Pada acara pelepasan tim tinju Indonesia ke Maroko, Oktohari mengingatkan agar jangan pernah menjadi orang yang sombong. “Sekali saja kau sombong, maka habislah karir tinjumu.”
Oktohari berharap banyak, di tangan Ketua Umum PP Pertina Komaruddin Simanjuntak, tinju amatir bisa bangkit dari ketinggalannya.
“Angkat besi dan tinju mau dicoret. Tapi sekarang, sejak dipegang Pak Komaruddin, tinju terangkat lagi.”
Oktohari ingin melihat ada petinju Indonesia yang bertanding di Olimpiade XXXIII/2024 Paris, yang dijadwalkan berlangsung pada 26 Juli hingga 11 Agustus 2024. Olimpiade merupakan ajang olahraga internasional utama atau tertinggi, yang diselenggarakan setiap empat tahun.
Sepanjang sejarah olimpiade, belum ada petinju Indonesia yang berhasil merebut medali. Prestasi petinju Indonesia masih sebatas “delapan besar”, yang diperlihatkan Ferry Moniaga kelas bantam, mendiang Alberth Papilaya kelas menengah, dan La Paene Masara kelas terbang ringan.

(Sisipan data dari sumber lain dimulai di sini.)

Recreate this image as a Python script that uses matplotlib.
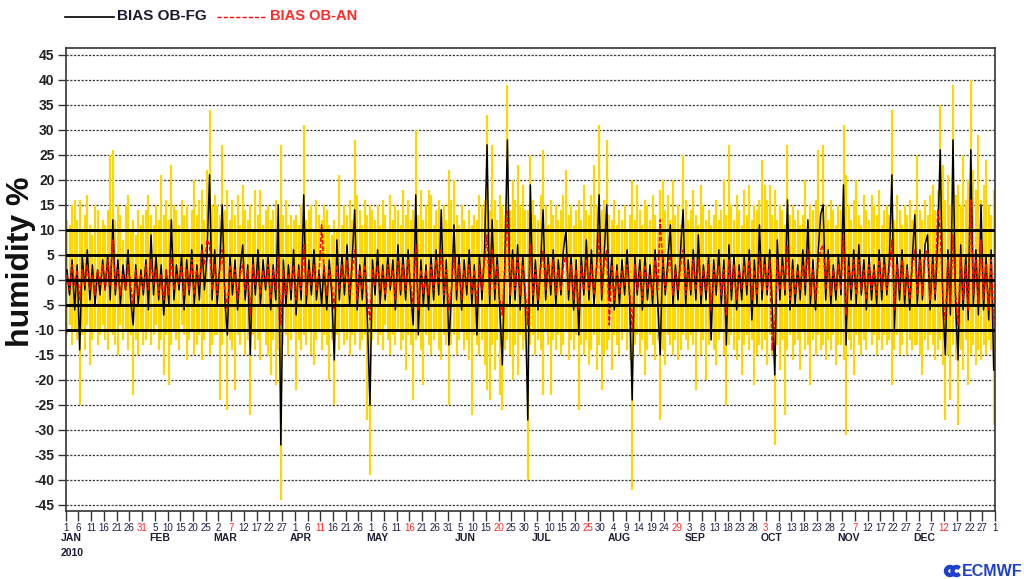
import datetime as dt

import numpy as np
import matplotlib
matplotlib.use("Agg")
import matplotlib.pyplot as plt
from matplotlib.lines import Line2D
from matplotlib.patches import Wedge
from matplotlib.transforms import blended_transform_factory

plt.rcParams["font.family"] = ["Liberation Sans", "DejaVu Sans"]

START = dt.date(2010, 1, 1)

# Daily upper / lower extent of the departures (yellow band), % relative humidity
yellow_hi = [
    12, 11, 15, 16, 12, 16, 10, 13, 17, 11, 9, 15, 14, 10, 12, 11, 14, 25, 26, 12, 15, 13, 8, 15, 17, 10, 12, 9, 14, 11, 13,
    14, 17, 13, 11, 15, 12, 21, 13, 16, 12, 23, 15, 14, 11, 16, 13, 15, 10, 14, 20, 13, 16, 18, 12, 22, 34, 15, 17,
    15, 13, 27, 14, 18, 12, 16, 13, 17, 11, 19, 14, 12, 15, 10, 18, 13, 18, 11, 14, 15, 12, 14, 16, 10, 27, 13, 16, 11, 13, 12,
    13, 11, 15, 31, 12, 14, 15, 10, 16, 13, 12, 15, 14, 11, 9, 12, 10, 21, 11, 15, 13, 16, 12, 28, 17, 14, 11, 16, 13, 15,
    14, 12, 15, 11, 16, 13, 10, 17, 12, 15, 14, 11, 18, 13, 16, 12, 14, 30, 13, 18, 12, 15, 18, 17, 11, 14, 16, 13, 15, 12, 22,
    16, 20, 13, 11, 15, 12, 10, 14, 11, 13, 12, 17, 15, 16, 33, 14, 27, 16, 12, 17, 15, 13, 39, 14, 20, 16, 23, 15, 19, 14,
    14, 25, 16, 13, 12, 17, 26, 15, 11, 16, 13, 15, 12, 14, 17, 22, 13, 15, 11, 14, 16, 12, 19, 14, 13, 17, 23, 15, 31, 14, 16,
    28, 13, 12, 16, 11, 14, 12, 15, 10, 13, 20, 12, 19, 14, 11, 16, 15, 12, 17, 13, 10, 18, 20, 14, 17, 12, 20, 13, 15, 11, 25,
    16, 12, 14, 18, 13, 11, 19, 15, 12, 14, 11, 13, 16, 12, 14, 20, 13, 27, 15, 12, 17, 14, 11, 18, 13, 19, 12, 15, 14, 16,
    24, 19, 16, 19, 13, 18, 12, 15, 14, 11, 27, 13, 15, 12, 14, 11, 13, 20, 12, 15, 14, 16, 26, 13, 27, 15, 12, 16, 14, 11, 15,
    14, 31, 21, 15, 12, 16, 20, 13, 11, 17, 14, 12, 17, 15, 13, 18, 11, 14, 15, 13, 34, 12, 17, 14, 11, 15, 13, 16, 12, 14,
    25, 14, 12, 16, 13, 17, 19, 14, 18, 35, 23, 16, 21, 15, 39, 17, 19, 15, 25, 16, 20, 40, 22, 18, 29, 16, 19, 24, 15, 13, 18,
]
yellow_lo = [
    -11, -9, -13, -10, -12, -25, -11, -14, -9, -17, -12, -10, -13, -11, -9, -12, -14, -10, -11, -13, -15, -9, -12, -10, -14, -11, -23, -12, -15, -10, -13,
    -12, -10, -13, -11, -9, -14, -12, -19, -11, -21, -13, -10, -12, -14, -9, -11, -16, -12, -10, -15, -13, -11, -16, -12, -10, -15, -13, -11,
    -11, -24, -13, -10, -26, -12, -14, -22, -11, -13, -10, -15, -12, -27, -11, -14, -12, -16, -10, -13, -15, -19, -12, -21, -14, -44, -13, -11, -15, -12, -10,
    -22, -12, -14, -11, -13, -10, -15, -17, -12, -10, -14, -11, -13, -20, -12, -25, -11, -14, -10, -13, -12, -15, -11, -13, -10, -14, -12, -11, -28, -39,
    -12, -10, -13, -11, -14, -9, -12, -15, -11, -13, -10, -14, -12, -18, -11, -13, -24, -12, -10, -14, -21, -11, -13, -15, -12, -10, -14, -16, -11, -13, -25,
    -13, -11, -15, -12, -10, -14, -12, -16, -27, -11, -13, -15, -12, -17, -22, -24, -13, -18, -12, -23, -26, -14, -12, -15, -20, -13, -19, -11, -14, -12,
    -40, -13, -11, -15, -12, -14, -23, -10, -13, -23, -12, -14, -11, -15, -13, -10, -16, -12, -14, -11, -26, -13, -15, -12, -17, -14, -11, -18, -13, -22, -15,
    -14, -12, -18, -11, -13, -15, -12, -10, -14, -16, -42, -13, -11, -15, -12, -19, -14, -11, -13, -16, -12, -28, -14, -17, -11, -13, -15, -12, -16, -14, -11,
    -12, -14, -11, -13, -22, -10, -15, -12, -20, -13, -11, -14, -17, -12, -10, -15, -25, -13, -11, -14, -16, -12, -19, -13, -11, -14, -12, -21, -15, -13,
    -14, -12, -17, -11, -15, -33, -13, -18, -12, -27, -14, -11, -16, -13, -12, -18, -10, -14, -13, -21, -12, -15, -11, -14, -13, -16, -12, -14, -11, -17, -13,
    -13, -16, -31, -12, -14, -19, -11, -13, -15, -12, -14, -10, -13, -11, -15, -12, -14, -11, -13, -12, -21, -14, -11, -15, -13, -10, -15, -12, -14, -13,
    -13, -15, -19, -12, -14, -11, -13, -16, -14, -12, -17, -28, -15, -24, -13, -16, -29, -14, -18, -12, -21, -15, -13, -17, -14, -16, -13, -15, -12, -14, -29,
]
# Daily bias, observation minus first guess
bias_ob_fg = [
    2, -3, 4, -6, 3, -14, 5, -2, 6, -4, 3, -5, 2, -3, 4, -2, 5, -4, 12, -3, 4, -5, 3, -2, 6, -4, -9, 3, -5, 2, -3,
    4, -6, 9, -3, 5, -4, 3, -7, 2, -5, 12, -4, 3, -2, 5, -6, 4, -3, 6, -5, 3, -4, 7, -2, 5, 21, -4, 6,
    -5, 3, 15, -4, -11, 5, -3, 4, -6, 2, 7, -4, 3, -15, 5, -3, 6, -5, 4, -2, 5, -6, 3, -4, 15, -33, 4, -5, 3, -4, 6,
    -7, 3, -4, 17, -5, 4, -3, 6, -4, 2, -5, 3, -6, 4, -3, -16, 8, -4, 5, -3, 7, -5, 4, 14, -6, 3, -4, 5, -8, -25,
    4, -3, 6, -5, 3, -4, 5, -2, 4, -6, 7, -3, 5, -4, 6, -3, -9, 17, -11, 4, -5, 3, -6, 5, -4, 6, -3, 14, -5, 4, -13,
    -3, 11, -4, 5, -6, 4, -3, 6, -5, 3, -11, 5, -4, 6, 27, -5, 12, -4, 5, -6, -17, 4, 28, -5, 6, -4, 7, -6, 5, -4,
    -28, 19, -5, 4, -6, 3, 14, -4, 5, -3, 6, -5, 4, -3, 6, 10, -4, 5, -6, 4, -11, 5, -3, 8, -4, 6, -5, 3, 17, -4, 5,
    15, -4, 5, -6, 3, -5, 4, -3, 6, -4, -24, 5, -3, 4, -6, 5, -4, 3, -5, 6, -4, -15, 5, -3, 4, 11, -5, 3, -4, 6, 14,
    -5, 4, -3, 6, -4, 9, -5, 3, -4, 5, -12, 4, -3, 6, -5, 4, -13, 7, -4, 5, -6, 3, -4, 5, -3, 6, -8, 4, -5, 11,
    -4, 5, -3, 6, -5, -19, 8, -4, 5, -3, 16, -6, 4, -5, 3, -4, 6, -3, 12, -5, 4, -6, 5, 13, 15, -4, 6, -5, 3, -4, 5,
    -3, 19, -13, 5, -4, 6, -5, 7, -3, 4, -6, 5, -4, 3, -5, 6, -4, 5, -3, 4, 21, -10, 5, -4, 6, -5, 3, -6, 4, 13,
    -5, 6, -4, 7, 9, -6, 5, -4, 8, 26, -5, -15, 6, -7, 28, -5, -16, 7, -6, 5, -8, 26, -5, 6, -7, 15, -6, 5, -8, 6, -18,
]
# Daily bias, observation minus analysis
bias_ob_an = [
    1, -2, 3, -1, 2, -4, 2, -1, 3, -2, 1, -3, 2, -1, 3, -2, 4, -1, 8, -2, 2, -3, 1, -2, 3, -1, -5, 2, -3, 1, -2,
    3, -2, 4, -1, 2, -3, 1, -4, 2, -3, 5, -2, 1, -1, 3, -3, 2, -2, 4, -3, 2, -1, 6, 3, 8, 7, -2, 3,
    -3, 2, 6, -2, -6, 3, -1, 2, -4, 1, 3, -2, 2, -7, 3, -1, 2, -3, 2, -1, 3, -4, 2, -2, 5, -9, 2, -3, 1, -2, 3,
    -4, 2, -2, 7, -3, 2, -1, 3, -2, 1, 11, 2, -3, 2, -1, -6, 3, -2, 3, -1, 4, -3, 2, 6, -4, 2, -2, 3, -4, -8,
    2, -1, 3, -2, 2, -3, 3, -1, 2, -4, 4, -2, 3, -2, 4, -1, -5, 7, -6, 2, -3, 2, -3, 3, -2, 4, -1, 6, -3, 2, -6,
    -2, 5, -2, 3, -4, 2, -1, 3, -3, 2, -5, 3, -2, 4, 9, -3, 6, -2, 3, -4, -7, 3, 14, -3, 4, -2, 5, -3, 3, -2,
    -9, 7, -3, 2, -4, 2, 6, -2, 3, -1, 4, -3, 2, -2, 3, 5, -2, 3, -4, 2, -6, 3, -2, 4, -2, 3, -3, 2, 9, -3, 3,
    6, -9, 3, -4, 2, -3, 2, -1, 3, -2, -10, 3, -2, 2, -4, 3, -2, 1, -3, 4, -2, 12, 3, -2, 2, 5, -3, 2, -2, 3, 6,
    -3, 2, -2, 4, -2, 4, -3, 2, -2, 3, -6, 2, -1, 3, -3, 2, -7, 4, -2, 3, -4, 2, -2, 3, -1, 4, -4, 2, -3, 5,
    -2, 3, -2, 4, -14, -9, 4, -2, 3, -2, 7, -4, 2, -3, 2, -2, 3, -1, 6, -3, 2, -4, 3, 6, 7, -2, 4, -3, 2, -2, 3,
    -2, 9, -7, 3, -2, 4, -3, 4, -2, 2, -4, 3, -2, 2, -3, 4, -2, 3, -2, 2, 8, -6, 3, -2, 4, -3, 2, -4, 3, 6,
    -3, 4, -3, 5, 6, -4, 3, -3, 14, 10, -4, -8, 4, -5, 9, -3, -9, 5, -4, 3, -6, 16, -3, 4, -5, 8, -4, 3, -6, 4, -9,
]

month_names = ["JAN", "FEB", "MAR", "APR", "MAY", "JUN", "JUL", "AUG", "SEP", "OCT", "NOV", "DEC"]
ref_lines = [-10, -5, 0, 5, 10]

W, H = 1024, 579
fig = plt.figure(figsize=(W / 100, H / 100), dpi=100)
ax = fig.add_axes([65.7 / W, 1 - 511 / H, (995 - 65.7) / W, (511 - 48.3) / H])

xb = np.arange(len(yellow_hi)) + 0.5
ax.vlines(xb, yellow_lo, yellow_hi, color="#ffd700", lw=1.55, zorder=2)
ax.plot(np.arange(len(bias_ob_fg)) + 0.5, bias_ob_fg, color="black", lw=1.1, zorder=3)
ax.plot(np.arange(len(bias_ob_an)) + 0.5, bias_ob_an, color="#ff0000", lw=1.1,
        ls=(0, (3, 1.2)), zorder=4)

for v in range(-45, 50, 5):
    ax.axhline(v, color="#3a3a3a", lw=0.9, ls=(0, (1.8, 1.2)), zorder=1)
for v in ref_lines:
    ax.axhline(v, color="black", lw=2.1, zorder=5)

ndays = (dt.date(2011, 1, 1) - START).days
ax.set_xlim(0, ndays)
ax.set_ylim(-46.2, 46.3)

ax.set_yticks(range(-45, 50, 5))
ax.set_yticklabels([str(v) for v in range(-45, 50, 5)], fontsize=10, fontweight="bold")

xt = np.arange(0, ndays + 1, 5)
ax.set_xticks(xt)
ax.set_xticklabels([str((START + dt.timedelta(days=int(d))).day) for d in xt], fontsize=7)

ax.tick_params(axis="x", direction="out", length=7, width=1, pad=1.5, colors="#333333",
               labelcolor="#1c1c44")
ax.tick_params(axis="y", direction="out", length=6, width=1, pad=2, colors="#333333",
               labelcolor="#222222")
# every fifth week is printed in red
for d, lab in zip(xt, ax.get_xticklabels()):
    if d >= 30 and (d - 30) % 35 == 0:
        lab.set_color("#ff2a2a")
for s in ax.spines.values():
    s.set_color("#333333")
    s.set_linewidth(1.2)

# Month names under the first day tick of each month
tr = blended_transform_factory(ax.transData, fig.transFigure)
for m, name in enumerate(month_names):
    first = (dt.date(2010, m + 1, 1) - START).days
    tick = int(np.ceil(first / 5.0) * 5)
    ax.text(tick - 2.0, 1 - 538 / H, name, transform=tr, fontsize=7.5, fontweight="bold",
            color="#1c1c33", ha="left", va="center")
ax.text(-2.0, 1 - 553 / H, "2010", transform=tr, fontsize=7.5, fontweight="bold",
        color="#1c1c33", ha="left", va="center")

fig.text(21 / W, 1 - 262 / H, "humidity %", rotation=90, fontsize=23, fontweight="bold",
         ha="center", va="center", color="#111111")

# Legend across the top
ly = 1 - 16.5 / H
fig.add_artist(Line2D([65 / W, 114 / W], [ly, ly], color="black", lw=1.2))
fig.text(117 / W, ly, "BIAS OB-FG", fontsize=11, fontweight="bold", color="#1a1a2e",
         ha="left", va="center")
fig.add_artist(Line2D([217 / W, 266 / W], [ly, ly], color="#ff0000", lw=1.0,
                      ls=(0, (3, 1.5))))
fig.text(270 / W, ly, "BIAS OB-AN", fontsize=10.5, fontweight="bold", color="#ff2a2a",
         ha="left", va="center")

# Centre logo: two open rings followed by the name
logo_blue = "#1f3fcf"
cy = (H - 571) / 100
for cx in (9.50, 9.565):
    fig.add_artist(Wedge((cx, cy), 0.055, 50, 310, width=0.03, color=logo_blue,
                         transform=fig.dpi_scale_trans))
fig.text(962 / W, 1 - 571 / H, "ECMWF", fontsize=11.5, fontweight="bold", color=logo_blue,
         ha="left", va="center")

fig.savefig("out.png", dpi=100)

Sementara, sudah lima kali olimpiade berlangsung tanpa petinju Indonesia. Itu akibat kekuatan tinju Asia bergeser drastic sejak negara pecahan Uni Soviet seperti Uzbekistan dan Kazakhstan bergabung dengan Asia. Bukan hanya petinju Indonesia yang pontang-panting, tetapi petinju dari Filipina dan Thailand, ikut tercabik-cabik.
Bonyx Saweho (Sulawesi Utara) adalah petinju Indonesia terakhir yang tampil di olimpiade. Bonyx didampingi pelatih Wiem Gommies, bertanding untuk kelas terbang Olimpiade XXVIII/2004 Athena, Yunani.
Pada pertandingan pertamanya, Bonyx tersingkir 19-25 di tangan Andrezej Rzany (Polandia). Sementara, empat petinju yang meraih medali kelas terbang Olimpiade Athena 2004 adalah:
1. Yuriorkis Gamboa (Kuba), medali emas.
2. Jerome Thomas (Prancis), medali perak.
3. Fuad Aslanov (Azerbaijan), medali perunggu.
4. Rustamhodza Rahimov (Jerman), medali perunggu.